Ok I guess we should register the type in the IANA considerations section, and then in 4.10.22.5 URL-encoded form data add a paragraph and list at the end saying how to decode it. Should probably mention _charset_ there too. While I'm at it maybe also add a similar section for multipart/form-data (saying to see the RFC), and for text/plain (saying it's ambiguous and can't be parsed).
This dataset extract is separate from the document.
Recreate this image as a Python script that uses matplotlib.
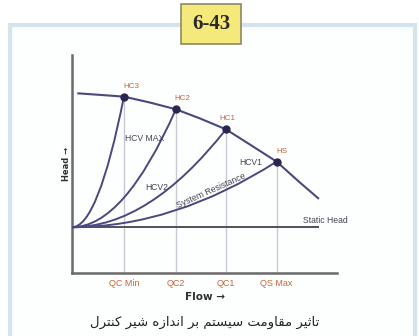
import matplotlib
matplotlib.use("Agg")
import matplotlib.pyplot as plt
from matplotlib.path import Path
from matplotlib.patches import PathPatch, Rectangle

# ---------------- data ----------------
pump_flow = [2.4, 10.6, 19.6, 29.4, 39.2, 48.3, 58.1, 66.8, 77.2, 86.0, 92.9]
pump_head = [82.4, 81.7, 80.9, 78.2, 75.1, 70.9, 65.9, 59.2, 51.1, 41.5, 34.3]
op_labels = ["HC3", "HC2", "HC1", "HS"]
op_flow = [19.6, 39.2, 58.1, 77.2]
op_head = [80.9, 75.1, 65.9, 51.1]
flow_tick_labels = ["QC Min", "QC2", "QC1", "QS Max"]
static_head = 21.0
static_end = 92.8
badge = "6-43"
caption = "تاثیر مقاومت سیستم بر اندازه شیر کنترل"

# ---------------- simple Persian shaping ----------------
FORMS = {
    "ا": ("\uFE8D", "\uFE8E", None, None),
    "ب": ("\uFE8F", "\uFE90", "\uFE91", "\uFE92"),
    "ت": ("\uFE95", "\uFE96", "\uFE97", "\uFE98"),
    "ث": ("\uFE99", "\uFE9A", "\uFE9B", "\uFE9C"),
    "د": ("\uFEA9", "\uFEAA", None, None),
    "ر": ("\uFEAD", "\uFEAE", None, None),
    "ز": ("\uFEAF", "\uFEB0", None, None),
    "س": ("\uFEB1", "\uFEB2", "\uFEB3", "\uFEB4"),
    "ش": ("\uFEB5", "\uFEB6", "\uFEB7", "\uFEB8"),
    "ق": ("\uFED5", "\uFED6", "\uFED7", "\uFED8"),
    "ل": ("\uFEDD", "\uFEDE", "\uFEDF", "\uFEE0"),
    "م": ("\uFEE1", "\uFEE2", "\uFEE3", "\uFEE4"),
    "ن": ("\uFEE5", "\uFEE6", "\uFEE7", "\uFEE8"),
    "ه": ("\uFEE9", "\uFEEA", "\uFEEB", "\uFEEC"),
    "و": ("\uFEED", "\uFEEE", None, None),
    "ی": ("\uFBFC", "\uFBFD", "\uFBFE", "\uFBFF"),
    "ک": ("\uFB8E", "\uFB8F", "\uFB90", "\uFB91"),
}


def shape(text):
    out = []
    n = len(text)
    for i, ch in enumerate(text):
        if ch not in FORMS:
            out.append(ch)
            continue
        f = FORMS[ch]
        prev = text[i - 1] if i > 0 else ""
        nxt = text[i + 1] if i < n - 1 else ""
        jp = prev in FORMS and FORMS[prev][2] is not None
        jn = f[2] is not None and nxt in FORMS
        if jp and jn:
            out.append(f[3])
        elif jp:
            out.append(f[1])
        elif jn:
            out.append(f[2])
        else:
            out.append(f[0])
    return "".join(out)[::-1]


# ---------------- figure ----------------
W, H = 419, 336
fig = plt.figure(figsize=(W / 100, H / 100), dpi=100)
fig.patch.set_facecolor("white")

# outer light-blue frame
fig.patches.append(Rectangle((10 / W, -0.05), (415 - 10) / W, (H - 25) / H + 0.05,
                             transform=fig.transFigure, fill=True,
                             facecolor="#fdfefe", edgecolor="#d3e4ec",
                             linewidth=3.0, zorder=-5))

ax = fig.add_axes([72 / W, (H - 273) / H, (337 - 72) / W, (273 - 55) / H])
ax.set_zorder(2)
ax.set_xlim(0, 100)
ax.set_ylim(0, 100)
ax.patch.set_alpha(0)
for s in ["top", "right"]:
    ax.spines[s].set_visible(False)
for s in ["left", "bottom"]:
    ax.spines[s].set_color("#6a6a6a")
    ax.spines[s].set_linewidth(1.8)

line_c = "#4a4880"

# vertical guide lines
ax.vlines(op_flow, 0, op_head, colors="#c9c9d3", linewidth=1.0, zorder=1)

# static head line
ax.plot([0, static_end], [static_head, static_head], color="#505058", lw=1.4, zorder=2)

# system curves (parabolas as quadratic Bezier paths)
for q, h in zip(op_flow, op_head):
    path = Path([(0, static_head), (q / 2, static_head), (q, h)],
                [Path.MOVETO, Path.CURVE3, Path.CURVE3])
    ax.add_patch(PathPatch(path, facecolor="none", edgecolor=line_c, lw=1.4, zorder=3))

# pump curve
ax.plot(pump_flow, pump_head, color=line_c, lw=1.5, zorder=3)
ax.plot(op_flow, op_head, "o", color="#2a2650", ms=5, zorder=4)

# operating point labels
dxs = [7, 6, 1, 5]
for lab, q, h, dx in zip(op_labels, op_flow, op_head, dxs):
    ax.annotate(lab, (q, h), xytext=(dx * 0.72, 5), textcoords="offset points",
                ha="center", va="bottom", fontsize=5.8, color="#c8643c",
                family="Liberation Sans")

# curve labels
tk = dict(fontsize=6.2, color="#454550", family="Liberation Sans")
ax.text(27.5, 61.9, "HCV MAX", ha="center", va="center", **tk)
ax.text(32.1, 39.0, "HCV2", ha="center", va="center", **tk)
ax.text(67.5, 50.9, "HCV1", ha="center", va="center", **tk)
ax.text(52.7, 37.8, "System Resistance", ha="center", va="center", rotation=24, **tk)
ax.text(104.0, 24.3, "Static Head", ha="right", va="center", clip_on=False, **tk)

# axes ticks / labels
ax.set_yticks([])
ax.set_xticks(op_flow)
ax.set_xticklabels(flow_tick_labels, fontsize=6.5, color="#c8643c", family="Liberation Sans")
ax.tick_params(axis="x", length=0, pad=4)
ax.set_xlabel("Flow \u2192", fontsize=7.5, fontweight="bold", color="#303030",
              family="DejaVu Sans", labelpad=3)
ax.set_ylabel("Head \u2192", fontsize=6, fontweight="bold", color="#303030",
              family="DejaVu Sans", labelpad=1)

# badge
fig.text(211 / W, 1 - 24 / H, badge, ha="center", va="center", fontsize=15,
         fontweight="bold", family="Liberation Serif", color="#2a2a2a",
         bbox=dict(boxstyle="square,pad=0.5", facecolor="#f6e97c", edgecolor="#8c8a62", lw=1.2))

# caption
fig.text(205 / W, 1 - 322 / H, shape(caption), ha="center", va="center", fontsize=9.5,
         family="DejaVu Sans", color="#222222")

fig.savefig("out.png", dpi=100)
So the parsing rules here should be:

 - cut on &s => list of name-value pairs
 - cut name-value pairs on =s limit 1 => names, values
 - replace +s in names, values with 0x20
 - expand %xxs to corresponding bytes
 - look for _charset_ name, treat value as encoding if found. otherwise use the encoding determined by magic
 - decode names, values per that encoding

Might want to mention the isindex exception? Maybe not.
Comment 3 Geoffrey Sneddon 2011-08-12 20:57:33 UTC
Probably should document the isindex exception. What happens about non-ASCII bytes in the form submission?
Comment 4 Ian 'Hixie' Hickson 2011-08-12 21:10:29 UTC
isindex exception is just that if you're expecting isindex input, you skip the two "cut" steps and just process one "value" being the whole input. Not sure how I'll phrase that exactly.
Comment 5 Anne 2011-08-14 11:09:51 UTC
Not really useful as far as I can tell, but for reference:

http://lists.w3.org/Archives/Public/www-archive/2006Sep/thread.html#msg30
http://tools.ietf.org/html/draft-hoehrmann-urlencoded (last updated September 2010)
Comment 6 Ian 'Hixie' Hickson 2011-08-15 03:45:27 UTC
Yeah there doesn't seem to be any implementor interest around that format, so probably best to ignore it.

EDITOR'S RESPONSE: This is an Editor's Response to your comment. If you are satisfied with this response, please change the state of this bug to CLOSED. If you have additional information and would like the editor to reconsider, please reopen this bug. If you would like to escalate the issue to the full HTML Working Group, please add the TrackerRequest keyword to this bug, and suggest title and text for the tracker issue; or you may create a tracker issue yourself, if you are able to do so. For more details, see this document:
   http://dev.w3.org/html5/decision-policy/decision-policy.html

Status: Accepted
Change Description: see diff given below
Rationale: Concurred with reporter's comments.
Comment 7 contributor 2011-08-15 03:46:14 UTC
Checked in as WHATWG revision r6450.
Check-in comment: Define how to parse the various form submission formats. Register the legacy one. Some editorial tweaks for consistency.
http://html5.org/tools/web-apps-tracker?from=6449&to=6450